Fakat söyleyecek sözlerimiz var elbette. Rejime dokunmadan sadece Beşşar Esed`in kulağını çekeceklermiş, bir şey anlayan varsa beri gelsin. Beşşar`ın kan akıtan askerleri zaten şu anda bulundukları yerleri çoktan terk etmişler, taşınabilir bütün silahları taşımış durumdalar. Yani kaçırılacak ne varsa kaçırmıştır, kaçacak kişiler de şu anda kaçmış ve kamufle olmuş durumdalar.


Yerlerini tespit etmiş olsalar bile kimyasal silah depolarına da bir şey yapmayacaklarmış, çünkü bu yeni bir felaket olurmuş.
Geriye kala kala vurulabilecek askeri hava alanları kalıyor. Oralarda da imha edilecek bir tek uçak ve levazımat bırakılmamıştır ya, neyse hiç olmazsa kullanılamaz hale getirilirse o da iyi.
Yani görünen odur ki, olan yine sivil halka olacak, zaten Beşşar da bunu istiyor, kendileri kaçacakları yere kaçmışlardır, sivil halkı topun ağzına sürecek. Bu da yine bizim içimizi yakacak, bu durumda bize önemli işler düşecek.
Öte yandan Mısır için ayağa kalkışımız sürecek ve sürmelidir. Ayağa kalkmışsak oturmamalıyız, dışarı çıkmışsak eve girmemeliyiz. Suriye`deki gelişmeler de dahil, hiçbir şey bize Mısır`ı ve İhvanı unutturmamalıdır.
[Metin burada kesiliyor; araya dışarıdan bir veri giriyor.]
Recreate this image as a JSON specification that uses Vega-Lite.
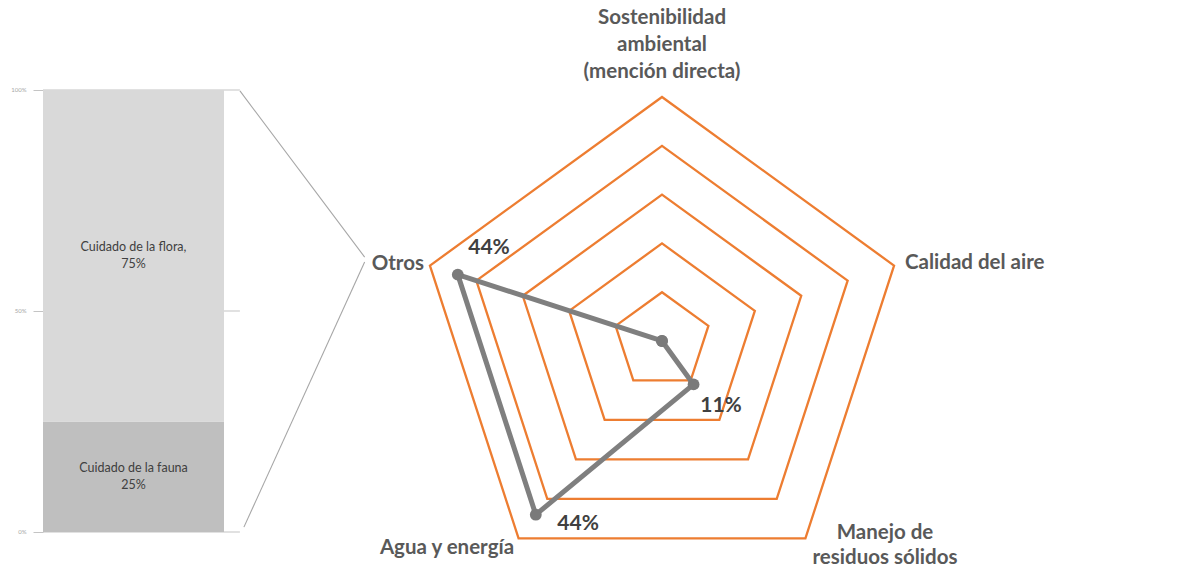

Kısacası Müslümanlar olarak gergin günler bekliyor bizi. Ayakta olmalıyız, tetikte olmalıyız.
Üniversite ve okulların açılması, futbol maçlarının başlamasıyla birlikte Gezi olaylarının tekrarı söz konusudur. Belki bu doğrudan hükümeti ilgilendiren bir mesele gibi görünse de, aslında hepimizi ilgilendirdiği çok açıktır.
Birasına, içkisine sahip çıkanlar kadar, açık saçık kıyafetini savunma adına ortalığı fesada verenler kadar Müslümanlar olarak değerlerimize sahip çıkmak için özellikle bu dönemde teyakkuzda olmamız gerekmektedir.

Mahalli seçimler söz konusu gerginliği artıracak bir başka konudur. Hem de camiamızı dolaylı değil doğrudan ilgilendirmektedir. Bir şey söylemeye gerek yok, bunun için zaten gece gündüz ayakta olunacaktır.
Çözüm sürecinin hedefine ulaşmadığı iddiasıyla bölgede çıkarılacak gerginlikler de dolaylı yönden bizleri ilgilendirmektedir.


Karamsar bir tablo çizmiş gibi oluyoruz da, bütün bunların arkasında hayırlar olduğuna inanıyoruz. İslam adına bütün bunlar ciddi birer doğum sancısıdır inşallah.
Sonunda kazananlar Müslümanlar olacak, İslam olacak Allah`ın izniyle.